McPherson could have left well enough alone, and kept the core story of The Eclipse intact, a quiet emotional drama of a man (Hinds) dealing with his past as he finds life in a new romance with an intriguing writer (Iben Hjejle) and the confrontations with her drunken lover (Aidan Quinn). But McPherson doesn’t leave it off there; instead he goes one step further and makes The Eclipse not figuratively, but literally about a struggle with ghosts.
He rather convolutedly weaves into the story a supernatural tale of the grieving man being haunted by ghosts of past and present. The story, however, is so slowly paced and unevenly distributed between reality — the setting of a literary convention and a new romance — and the supernatural — things that go bump, like suddenly appearing corpses and inexplicable scars — that The Eclipse becomes a bit of a meandering exercise.
Not that it is all dull and bad. Absolutely not, The Eclipse still manages to win over watchers with its intense emotional pull, moody cinematography, and general contemplative sincerity, but it would have worked so much better if it dropped the supernatural angle for something more down to earth.
Video Quality
[Rating:3.5/5]
The cinematography in The Eclipse is moody and gloomy with a suppressed color palette. It effectively showcases the drab Irish landscape, but it hardly leaps from your HD screen. Nevertheless, the 2.00:1 AVC/MPEG-4 1080p encoding from Magnolia is a strong one. It looks sufficiently film-like with a thin and stable level of grain. Shadow detail extension is strong, but black levels are not very inky. Flesh tones look natural and there are no compression artifacts of note.
Audio Quality
[Rating:3.5/5]
The English DTS-HD Master Audio 5.1 soundtrack is about as dull as a doornail. There are some exceptions here and there, but mostly it is quiet with extremely low levels of ambience in the surround channels. Something more atmospheric would have suited a film such as this, but alas, we get a front-heavy, dry, dialogue-driven soundtrack that is adequate, but hardly exciting.
Supplemental Materials
[Rating:1/5]
“Thin” is the only way to describe the supplements on The Eclipse. Outside of the obligatory making of featurette and HDNet’s brief promo spot, there’s nothing here to see. Not even the BD-Live link was active at the time of this review.
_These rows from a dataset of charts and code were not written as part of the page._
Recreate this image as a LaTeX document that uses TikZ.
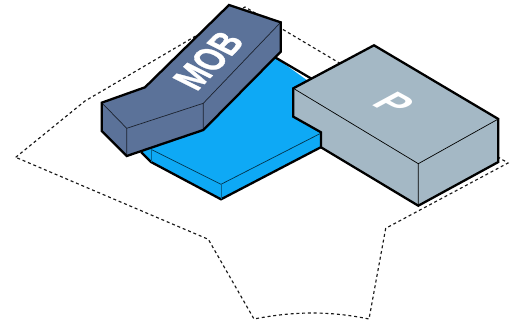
\documentclass[tikz,border=0pt]{standalone}
\usepackage{fontspec}
\setmainfont{Liberation Sans}
\newfontfamily\lblfont[FakeBold=1]{Liberation Sans Bold}
\definecolor{podium}{HTML}{0EA9F5}
\definecolor{mobc}{HTML}{5B7299}
\definecolor{pc}{HTML}{A4B8C5}
\tikzset{
  site/.style={draw=black!90,line width=1.15pt,dash pattern=on 3pt off 2.8pt},
  mass/.style={draw=black,line width=2.3pt,line join=miter},
  edge/.style={draw=black,line width=0.7pt},
  lbl/.style={text=white,font=\lblfont\fontsize{10}{10}\selectfont,inner sep=0pt},
  lblp/.style={text=white,font=\bfseries\fontsize{10}{10}\selectfont,inner sep=0pt}
}
\begin{document}
\begin{tikzpicture}[x=1pt,y=-1pt]
\useasboundingbox (0,0) rectangle (526,323);
\fill[white] (0,0) rectangle (526,323);
% site
\draw[site] (15.7,157.3) -- (85,101) -- (245,7) -- (508,163) -- (385.7,228.3) -- (369,319)
  .. controls (330,311) and (295,311) .. (254,319) -- (208.3,239.3) -- cycle;
% podium
\fill[podium] (141,152) -- (151,162) -- (221,199.3) -- (320.7,147.3) -- (320.7,90) -- (275,57.3) -- (180,60) -- cycle;
\draw[mass] (141,152) -- (151,162) -- (221,199.3) -- (320.7,147.3);
\draw[mass] (275,57.3) -- (312,79);
\draw[edge,draw=black!70!podium] (151,149.3) -- (221,184.3) -- (320.7,133.3);
\draw[edge,draw=black!40!podium] (151,149.3) -- (151,162) (221,184.3) -- (221,199.3);
% MOB
\fill[mobc] (101.7,102.7) -- (145,87.3) -- (229,5) -- (280.7,22.3) -- (280.7,51.7) -- (203.3,130) -- (126.7,156) -- (101.7,131) -- cycle;
\draw[edge,draw=black!70!mobc] (101.7,102.7) -- (126.7,128.3) -- (203.3,103.3) -- (280.7,22.3)
  (203.3,103.3) -- (203.3,130) (126.7,128.3) -- (126.7,156);
\draw[mass] (101.7,102.7) -- (145,87.3) -- (229,5) -- (280.7,22.3) -- (280.7,51.7) -- (203.3,130) -- (126.7,156) -- (101.7,131) -- cycle;
\node[lbl,cm={2.1,2.15,-3.7,1.85,(0,0)}] (mob) at (208.5,60.5) {MOB};
% P
\fill[pc] (293.3,88.3) -- (374,45.3) -- (498.3,119) -- (498.3,162) -- (418.3,205.7) -- (321,147.3) -- (321,132.3) -- (293.3,116.7) -- cycle;
\draw[edge] (293.3,88.3) -- (418.3,163.7) -- (498.3,119) (418.3,163.7) -- (418.3,205.7);
\draw[mass] (293.3,88.3) -- (374,45.3) -- (498.3,119) -- (498.3,162) -- (418.3,205.7) -- (321,147.3) -- (321,132.3) -- (293.3,116.7) -- cycle;
\node[lblp,cm={3.3,-1.8,3.7,2.0,(0,0)}] (p) at (394,103.5) {P};
\end{tikzpicture}
\end{document}
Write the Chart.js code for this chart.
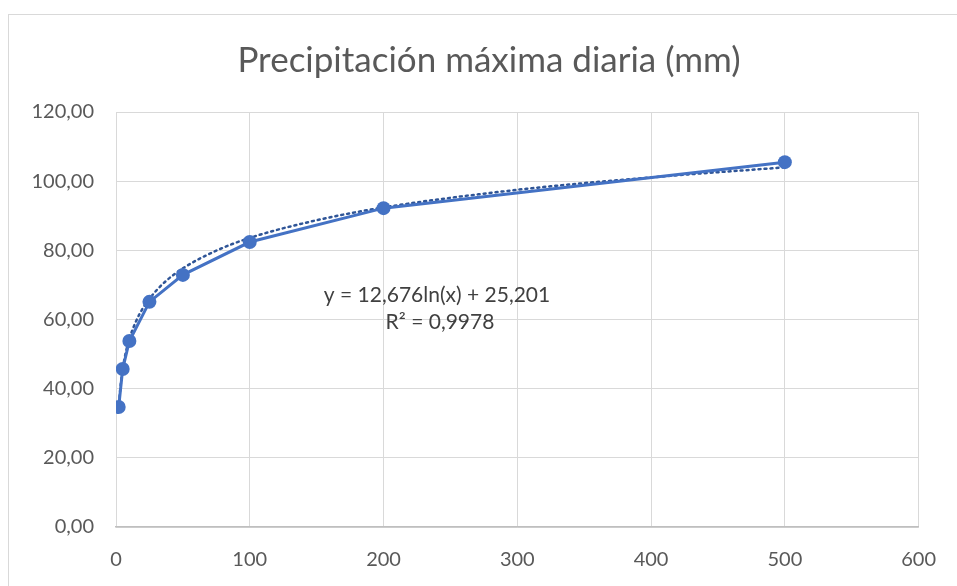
<!DOCTYPE html>
<html>
<head>
<meta charset="utf-8">
<script src="https://cdn.jsdelivr.net/npm/chart.js@4.4.1/dist/chart.umd.min.js"></script>
<style>
  html, body { margin: 0; padding: 0; background: #fff; }
  #wrap { width: 957px; height: 586px; position: relative; }
</style>
</head>
<body>
<div id="wrap"><canvas id="precipChart"></canvas></div>
<script>
// periodo de retorno (años) y precipitación máxima diaria (mm)
var periodos = [2, 5, 10, 25, 50, 100, 200, 500];
var precip = [34.7, 45.7, 53.8, 65.1, 72.9, 82.4, 92.2, 105.5];

// línea de tendencia logarítmica
var tendX = [2, 3, 5, 7, 10, 15, 20, 25, 35, 50, 75, 100, 150, 200, 300, 400, 500];
var tendY = [34.0, 39.1, 45.6, 49.9, 54.4, 59.5, 63.2, 66.0, 70.3, 74.8, 79.9, 83.6, 88.7, 92.4, 97.5, 101.1, 104.0];

var xTicks = [0, 100, 200, 300, 400, 500, 600];
var yTicks = [0, 20, 40, 60, 80, 100, 120];

var titulo = 'Precipitación máxima diaria (mm)';
var ecuacion = ['y = 12,676ln(x) + 25,201', 'R² = 0,9978'];

function toPoints(xs, ys) {
    return xs.map(function (x, i) { return { x: x, y: ys[i] }; });
}

var frame = {
    id: 'frame',
    beforeDraw: function (chart) {
        var ctx = chart.ctx;
        ctx.save();
        ctx.fillStyle = '#ffffff';
        ctx.fillRect(0, 0, chart.width, chart.height);
        ctx.strokeStyle = '#d9d9d9';
        ctx.lineWidth = 1;
        ctx.strokeRect(8.5, 14.5, chart.width, chart.height);
        // titulo
        ctx.font = '35px Lato';
        ctx.fillStyle = '#595959';
        ctx.textAlign = 'center';
        ctx.textBaseline = 'middle';
        ctx.fillText(titulo, 489, 61);
        ctx.restore();
    },
    afterDatasetsDraw: function (chart) {
        var ctx = chart.ctx;
        ctx.save();
        ctx.font = '21px Lato';
        ctx.fillStyle = '#404040';
        ctx.textAlign = 'center';
        ctx.textBaseline = 'middle';
        ctx.fillText(ecuacion[0], 437, 295);
        ctx.fillText(ecuacion[1], 440, 322);
        ctx.restore();
    }
};

var ctx = document.getElementById('precipChart').getContext('2d');
var precipChart = new Chart(ctx, {
    type: 'scatter',
    data: {
        datasets: [{
            label: 'Tendencia',
            data: toPoints(tendX, tendY),
            showLine: true,
            borderColor: '#2f5597',
            borderWidth: 2.5,
            borderDash: [2, 4],
            borderCapStyle: 'round',
            pointRadius: 0,
            cubicInterpolationMode: 'monotone',
            order: 2
        }, {
            label: 'Precipitación máxima diaria (mm)',
            data: toPoints(periodos, precip),
            showLine: true,
            borderColor: '#4472c4',
            backgroundColor: '#4472c4',
            borderWidth: 3,
            pointRadius: 7,
            pointBorderWidth: 0,
            order: 1
        }]
    },
    options: {
        responsive: true,
        maintainAspectRatio: false,
        animation: false,
        layout: {
            padding: { left: 0, right: 36, top: 112, bottom: 0 }
        },
        plugins: {
            legend: { display: false },
            tooltip: { enabled: false },
            title: { display: false }
        },
        scales: {
            x: {
                type: 'linear',
                min: 0,
                max: 600,
                afterBuildTicks: function (scale) {
                    scale.ticks = xTicks.map(function (v) { return { value: v }; });
                },
                afterFit: function (scale) { scale.height = 59; },
                grid: { color: '#d9d9d9', lineWidth: 1, drawTicks: false },
                border: { color: '#bfbfbf', width: 1.5 },
                ticks: {
                    color: '#595959',
                    font: { family: 'Lato', size: 20 },
                    padding: 21
                }
            },
            y: {
                min: 0,
                max: 120,
                afterBuildTicks: function (scale) {
                    scale.ticks = yTicks.map(function (v) { return { value: v }; });
                },
                afterFit: function (scale) { scale.width = 116; },
                grid: { color: '#d9d9d9', lineWidth: 1, drawTicks: false },
                border: { display: false },
                ticks: {
                    color: '#595959',
                    font: { family: 'Lato', size: 20 },
                    padding: 22,
                    callback: function (v) { return v.toFixed(2).replace('.', ','); }
                }
            }
        }
    },
    plugins: [frame]
});
</script>
</body>
</html>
The supplements provided with this release are:
- The Making of The Eclipse (1.78:1; 480i/60; 0:27.32)
- HDNet: A Look at The Eclipse (1.78:1; 1080i/60; 0:04.38)
- Also From Magnolia Home Entertainment Blu-ray (HD)
- BD-Live
The Definitive Word
Overall:
[Rating:3.5/5]
This flawed but watchable supernatural thriller arrives in a barebones release from Magnolia that is passable, but is mostly rental material despite strong performances all around.